• To be done: The lines to extract run from the first line of the material below to the line containing "import pandas as pd", both included; leave the pictures behind.

# Collected material start

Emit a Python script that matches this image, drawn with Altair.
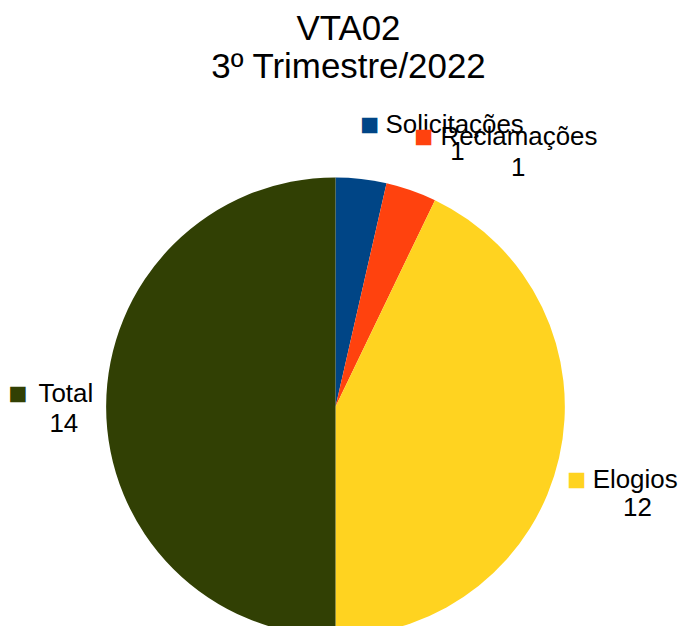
import math
import altair as alt
import pandas as pd

# ---- data ----
categories = ["Solicitações", "Reclamações", "Elogios", "Total"]
values = [1, 1, 12, 14]
colors = ["#004586", "#ff420e", "#ffd320", "#314004"]
title_lines = ["VTA02", "3º Trimestre/2022"]

df = pd.DataFrame({
    "category": categories,
    "value": values,
    "order": list(range(len(categories))),
    "label": [str(v) for v in values],
})
total = sum(values)

FONT = "Liberation Sans"
PIE_R = 230
LABEL_R = 243
LABEL_FS = 26

theta_scale = alt.Scale(domain=[0, total], range=[0, 2 * math.pi])
color_scale = alt.Scale(domain=categories, range=colors)

base = alt.Chart(df)

pie = base.mark_arc(outerRadius=PIE_R).encode(
    theta=alt.Theta("value:Q", stack=True, scale=theta_scale),
    color=alt.Color("category:N", scale=color_scale, legend=None),
    order=alt.Order("order:Q"),
)

lab = base.transform_window(
    cum="sum(value)", sort=[alt.SortField("order")]
).transform_calculate(mid="datum.cum - datum.value / 2")

# label layout offsets (style): square, name, value relative to the polar anchor
layout = {
    "Solicitações": dict(sq=(7, -41), name=(23, -33.5), name_align="left", val=(95, -5.5)),
    "Reclamações": dict(sq=(8, -41.5), name=(25, -33.5), name_align="left", val=(103, -2.5)),
    "Elogios": dict(sq=(5, 19), name=(21, 27), name_align="left", val=(66, 56)),
    "Total": dict(sq=(-75.5, -12.5), name=(0, -5), name_align="right", val=(-29.5, 25)),
}

layers = [pie]
th = alt.Theta("mid:Q", scale=theta_scale)
for cat in categories:
    L = layout[cat]
    d = lab.transform_filter(alt.datum.category == cat)
    sq = d.mark_text(
        radius=LABEL_R, text="■", font=FONT, fontSize=32, align="center",
        baseline="middle", dx=L["sq"][0], dy=L["sq"][1],
    ).encode(theta=th, color=alt.Color("category:N", scale=color_scale, legend=None))
    nm = d.mark_text(
        radius=LABEL_R, font=FONT, fontSize=LABEL_FS, align=L["name_align"],
        baseline="alphabetic", dx=L["name"][0], dy=L["name"][1], color="black",
    ).encode(theta=th, text="category:N")
    vl = d.mark_text(
        radius=LABEL_R, font=FONT, fontSize=LABEL_FS, align="center",
        baseline="alphabetic", dx=L["val"][0], dy=L["val"][1], color="black",
    ).encode(theta=th, text="label:N")
    layers += [sq, nm, vl]

chart = alt.layer(*layers).properties(
    width=657,
    height=438,
    title=alt.TitleParams(
        text=title_lines, font=FONT, fontSize=35, fontWeight="normal",
        color="black", anchor="middle", frame="group", offset=24, lineHeight=38,
        dx=13,
    ),
    autosize=alt.AutoSizeParams(type="none"),
    padding={"left": 0, "top": 180, "right": 15, "bottom": 0},
).configure_view(stroke=None)

chart.save("out.html", embed_options={"renderer": "svg", "actions": False})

# Collected material end

• In response:
Emit a Python script that matches this image, drawn with Altair.
import math
import altair as alt
import pandas as pd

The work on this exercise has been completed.